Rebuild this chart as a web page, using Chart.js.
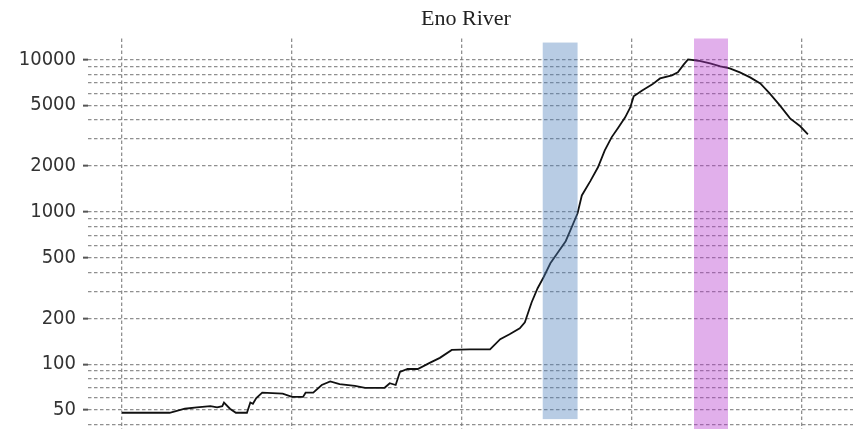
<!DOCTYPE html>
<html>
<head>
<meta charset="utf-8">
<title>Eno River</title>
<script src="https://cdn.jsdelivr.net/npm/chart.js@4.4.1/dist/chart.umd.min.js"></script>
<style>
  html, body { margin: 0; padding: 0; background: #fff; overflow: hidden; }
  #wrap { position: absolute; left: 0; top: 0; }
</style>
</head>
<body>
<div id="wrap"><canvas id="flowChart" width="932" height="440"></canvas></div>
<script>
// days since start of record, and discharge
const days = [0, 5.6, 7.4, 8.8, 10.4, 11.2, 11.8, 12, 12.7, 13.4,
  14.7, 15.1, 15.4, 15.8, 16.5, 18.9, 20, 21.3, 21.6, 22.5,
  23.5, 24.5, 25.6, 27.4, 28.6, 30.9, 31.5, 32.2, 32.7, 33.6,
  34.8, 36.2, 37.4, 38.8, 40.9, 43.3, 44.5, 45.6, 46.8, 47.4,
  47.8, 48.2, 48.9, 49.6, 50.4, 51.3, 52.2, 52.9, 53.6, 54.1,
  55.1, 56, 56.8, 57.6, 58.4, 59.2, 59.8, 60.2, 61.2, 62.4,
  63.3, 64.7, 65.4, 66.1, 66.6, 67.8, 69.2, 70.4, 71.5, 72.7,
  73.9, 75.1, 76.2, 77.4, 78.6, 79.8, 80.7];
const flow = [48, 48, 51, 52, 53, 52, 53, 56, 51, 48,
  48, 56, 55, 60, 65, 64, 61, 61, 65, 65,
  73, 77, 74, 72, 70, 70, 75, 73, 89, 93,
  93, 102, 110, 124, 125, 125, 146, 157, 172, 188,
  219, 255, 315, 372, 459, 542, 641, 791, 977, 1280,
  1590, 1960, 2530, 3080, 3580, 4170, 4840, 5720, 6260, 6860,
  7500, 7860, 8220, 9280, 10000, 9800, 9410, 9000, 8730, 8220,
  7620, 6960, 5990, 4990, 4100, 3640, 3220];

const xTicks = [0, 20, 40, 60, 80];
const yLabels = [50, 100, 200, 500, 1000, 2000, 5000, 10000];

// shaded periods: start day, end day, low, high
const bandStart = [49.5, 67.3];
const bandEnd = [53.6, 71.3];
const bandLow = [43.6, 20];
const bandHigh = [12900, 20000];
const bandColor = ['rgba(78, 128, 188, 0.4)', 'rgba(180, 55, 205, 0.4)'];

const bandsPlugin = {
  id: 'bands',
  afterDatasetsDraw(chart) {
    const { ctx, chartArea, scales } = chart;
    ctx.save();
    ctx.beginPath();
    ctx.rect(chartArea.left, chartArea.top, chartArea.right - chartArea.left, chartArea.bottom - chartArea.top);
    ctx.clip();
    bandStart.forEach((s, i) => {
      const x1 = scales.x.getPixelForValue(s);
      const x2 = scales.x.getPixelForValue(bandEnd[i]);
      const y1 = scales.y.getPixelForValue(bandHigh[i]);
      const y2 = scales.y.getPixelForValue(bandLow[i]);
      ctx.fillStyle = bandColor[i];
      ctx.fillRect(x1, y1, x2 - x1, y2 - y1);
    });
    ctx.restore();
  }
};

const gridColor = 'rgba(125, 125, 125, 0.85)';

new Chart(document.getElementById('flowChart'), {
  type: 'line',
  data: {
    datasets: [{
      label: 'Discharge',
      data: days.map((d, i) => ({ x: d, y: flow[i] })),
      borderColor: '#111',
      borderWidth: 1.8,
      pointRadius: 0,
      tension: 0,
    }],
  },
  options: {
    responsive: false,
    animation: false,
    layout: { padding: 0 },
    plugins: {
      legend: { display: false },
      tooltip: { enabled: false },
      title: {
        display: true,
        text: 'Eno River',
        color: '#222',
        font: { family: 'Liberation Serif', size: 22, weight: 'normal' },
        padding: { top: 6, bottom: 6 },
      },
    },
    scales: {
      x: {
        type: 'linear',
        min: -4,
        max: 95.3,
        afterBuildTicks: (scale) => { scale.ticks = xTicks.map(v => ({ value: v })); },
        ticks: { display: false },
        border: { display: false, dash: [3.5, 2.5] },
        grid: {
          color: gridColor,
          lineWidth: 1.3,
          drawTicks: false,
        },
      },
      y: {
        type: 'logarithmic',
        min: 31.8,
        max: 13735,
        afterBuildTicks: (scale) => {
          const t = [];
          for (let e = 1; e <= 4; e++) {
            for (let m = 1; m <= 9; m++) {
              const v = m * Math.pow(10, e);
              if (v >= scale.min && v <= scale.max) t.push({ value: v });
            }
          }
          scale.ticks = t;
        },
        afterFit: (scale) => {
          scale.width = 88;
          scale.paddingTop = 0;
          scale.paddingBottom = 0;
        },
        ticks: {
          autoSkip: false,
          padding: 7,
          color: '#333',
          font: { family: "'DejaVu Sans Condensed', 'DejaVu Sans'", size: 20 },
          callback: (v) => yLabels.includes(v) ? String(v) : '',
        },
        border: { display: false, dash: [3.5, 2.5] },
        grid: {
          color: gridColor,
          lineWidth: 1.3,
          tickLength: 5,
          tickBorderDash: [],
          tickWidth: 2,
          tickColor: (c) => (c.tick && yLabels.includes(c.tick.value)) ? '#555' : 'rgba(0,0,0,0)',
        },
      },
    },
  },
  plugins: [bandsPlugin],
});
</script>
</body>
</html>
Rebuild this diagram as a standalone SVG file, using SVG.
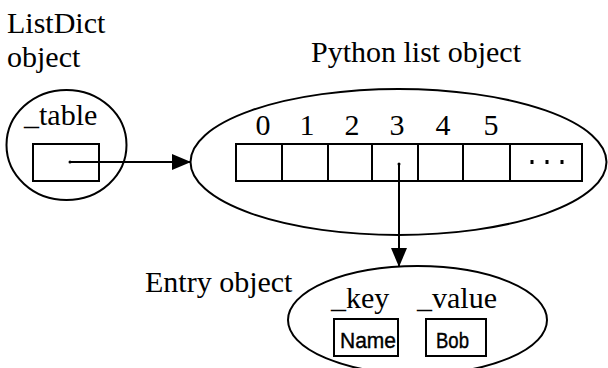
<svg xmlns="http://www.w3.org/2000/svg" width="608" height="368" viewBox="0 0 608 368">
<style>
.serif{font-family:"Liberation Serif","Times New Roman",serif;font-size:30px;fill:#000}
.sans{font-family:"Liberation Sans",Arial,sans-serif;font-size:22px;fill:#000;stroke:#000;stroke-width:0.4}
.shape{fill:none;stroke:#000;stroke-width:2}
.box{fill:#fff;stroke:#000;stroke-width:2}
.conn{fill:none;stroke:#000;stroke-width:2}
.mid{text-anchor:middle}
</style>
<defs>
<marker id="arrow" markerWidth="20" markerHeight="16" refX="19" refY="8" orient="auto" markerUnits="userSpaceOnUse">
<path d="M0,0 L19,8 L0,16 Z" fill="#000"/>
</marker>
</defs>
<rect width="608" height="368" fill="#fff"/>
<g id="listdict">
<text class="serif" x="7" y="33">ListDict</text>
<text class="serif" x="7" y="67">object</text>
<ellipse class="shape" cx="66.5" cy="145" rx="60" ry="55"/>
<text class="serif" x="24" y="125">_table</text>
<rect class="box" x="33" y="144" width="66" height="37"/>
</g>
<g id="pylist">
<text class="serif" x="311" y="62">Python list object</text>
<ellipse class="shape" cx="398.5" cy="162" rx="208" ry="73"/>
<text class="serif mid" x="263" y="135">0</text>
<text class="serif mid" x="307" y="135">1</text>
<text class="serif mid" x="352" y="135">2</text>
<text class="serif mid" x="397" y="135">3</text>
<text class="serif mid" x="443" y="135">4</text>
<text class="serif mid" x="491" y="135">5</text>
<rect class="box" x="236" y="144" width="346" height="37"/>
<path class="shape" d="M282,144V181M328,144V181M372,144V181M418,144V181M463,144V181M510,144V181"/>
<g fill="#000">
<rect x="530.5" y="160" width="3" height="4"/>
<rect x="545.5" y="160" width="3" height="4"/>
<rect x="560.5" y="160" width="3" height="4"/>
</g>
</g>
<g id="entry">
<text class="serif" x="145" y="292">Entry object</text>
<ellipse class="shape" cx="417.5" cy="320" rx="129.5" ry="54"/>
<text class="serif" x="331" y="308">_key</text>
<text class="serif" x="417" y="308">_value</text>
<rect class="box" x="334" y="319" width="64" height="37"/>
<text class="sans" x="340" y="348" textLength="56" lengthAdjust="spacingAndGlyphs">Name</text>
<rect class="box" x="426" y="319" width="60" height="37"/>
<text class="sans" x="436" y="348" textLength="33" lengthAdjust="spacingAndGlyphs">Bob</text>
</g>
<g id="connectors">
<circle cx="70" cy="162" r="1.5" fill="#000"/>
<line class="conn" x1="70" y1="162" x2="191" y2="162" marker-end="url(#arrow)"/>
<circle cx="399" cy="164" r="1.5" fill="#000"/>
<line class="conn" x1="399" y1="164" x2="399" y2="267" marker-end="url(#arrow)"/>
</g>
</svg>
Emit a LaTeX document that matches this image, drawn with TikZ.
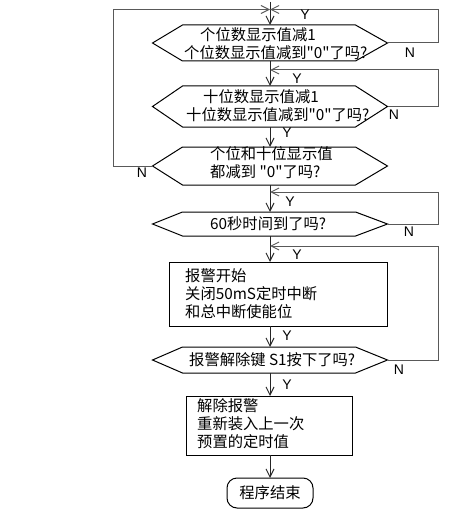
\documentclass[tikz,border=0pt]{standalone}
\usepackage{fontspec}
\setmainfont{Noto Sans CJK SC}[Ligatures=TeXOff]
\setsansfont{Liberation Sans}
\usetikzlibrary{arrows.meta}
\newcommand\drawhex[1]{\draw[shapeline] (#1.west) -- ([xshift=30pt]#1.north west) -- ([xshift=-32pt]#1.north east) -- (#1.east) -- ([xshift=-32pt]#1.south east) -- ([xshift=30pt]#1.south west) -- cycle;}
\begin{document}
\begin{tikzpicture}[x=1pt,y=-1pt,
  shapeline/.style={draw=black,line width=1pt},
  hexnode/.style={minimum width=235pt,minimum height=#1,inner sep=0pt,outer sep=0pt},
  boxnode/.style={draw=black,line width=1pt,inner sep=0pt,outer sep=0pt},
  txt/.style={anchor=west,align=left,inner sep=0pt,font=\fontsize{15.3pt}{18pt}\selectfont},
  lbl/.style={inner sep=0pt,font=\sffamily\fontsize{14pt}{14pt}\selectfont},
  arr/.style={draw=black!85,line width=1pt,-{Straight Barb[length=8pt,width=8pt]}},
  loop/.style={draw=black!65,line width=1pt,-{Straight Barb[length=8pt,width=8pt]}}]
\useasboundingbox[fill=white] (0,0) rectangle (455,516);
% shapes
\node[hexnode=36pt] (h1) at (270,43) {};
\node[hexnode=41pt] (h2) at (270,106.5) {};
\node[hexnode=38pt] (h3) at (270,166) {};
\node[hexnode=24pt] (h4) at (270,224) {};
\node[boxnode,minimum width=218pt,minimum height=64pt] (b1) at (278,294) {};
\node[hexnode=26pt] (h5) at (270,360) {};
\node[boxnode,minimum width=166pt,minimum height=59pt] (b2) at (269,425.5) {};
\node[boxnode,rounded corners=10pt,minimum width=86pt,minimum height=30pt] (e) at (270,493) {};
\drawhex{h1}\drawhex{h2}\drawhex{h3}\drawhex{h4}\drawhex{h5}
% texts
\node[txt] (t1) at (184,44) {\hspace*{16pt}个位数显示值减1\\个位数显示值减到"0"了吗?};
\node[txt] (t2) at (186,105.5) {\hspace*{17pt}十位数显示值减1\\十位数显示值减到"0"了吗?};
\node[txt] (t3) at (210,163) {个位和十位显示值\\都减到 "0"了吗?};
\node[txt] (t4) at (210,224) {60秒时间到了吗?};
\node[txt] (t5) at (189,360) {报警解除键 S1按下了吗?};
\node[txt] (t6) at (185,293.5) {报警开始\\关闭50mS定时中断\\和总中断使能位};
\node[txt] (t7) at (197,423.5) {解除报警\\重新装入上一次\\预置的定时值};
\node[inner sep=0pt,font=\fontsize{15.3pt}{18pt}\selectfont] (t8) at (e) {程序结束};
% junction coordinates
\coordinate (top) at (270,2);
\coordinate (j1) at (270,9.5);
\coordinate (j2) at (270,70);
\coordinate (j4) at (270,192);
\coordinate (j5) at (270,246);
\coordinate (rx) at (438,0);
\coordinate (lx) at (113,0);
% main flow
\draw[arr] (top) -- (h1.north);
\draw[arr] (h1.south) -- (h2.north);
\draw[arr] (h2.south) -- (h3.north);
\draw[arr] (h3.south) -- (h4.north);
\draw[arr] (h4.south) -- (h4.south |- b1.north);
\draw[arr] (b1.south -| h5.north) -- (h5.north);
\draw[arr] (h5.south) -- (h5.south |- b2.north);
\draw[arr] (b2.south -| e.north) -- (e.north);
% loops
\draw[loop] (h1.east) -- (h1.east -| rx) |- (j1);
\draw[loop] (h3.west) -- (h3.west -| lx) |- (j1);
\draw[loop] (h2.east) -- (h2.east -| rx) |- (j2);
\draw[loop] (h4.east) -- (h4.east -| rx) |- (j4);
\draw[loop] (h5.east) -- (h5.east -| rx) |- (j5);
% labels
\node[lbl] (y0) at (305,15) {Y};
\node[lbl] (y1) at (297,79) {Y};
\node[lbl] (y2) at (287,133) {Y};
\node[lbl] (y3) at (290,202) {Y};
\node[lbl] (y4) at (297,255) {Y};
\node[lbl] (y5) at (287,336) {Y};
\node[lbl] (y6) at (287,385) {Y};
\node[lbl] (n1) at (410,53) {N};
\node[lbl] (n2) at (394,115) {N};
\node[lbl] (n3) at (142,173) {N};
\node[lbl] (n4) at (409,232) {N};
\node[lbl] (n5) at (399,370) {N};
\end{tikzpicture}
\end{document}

....

### GIVEN REQUEST
Collect each line holding the string "using".

### TASK ANSWER
Rebuild this chart as a web page, using Chart.js.
Rebuild this diagram as a standalone SVG file, using SVG.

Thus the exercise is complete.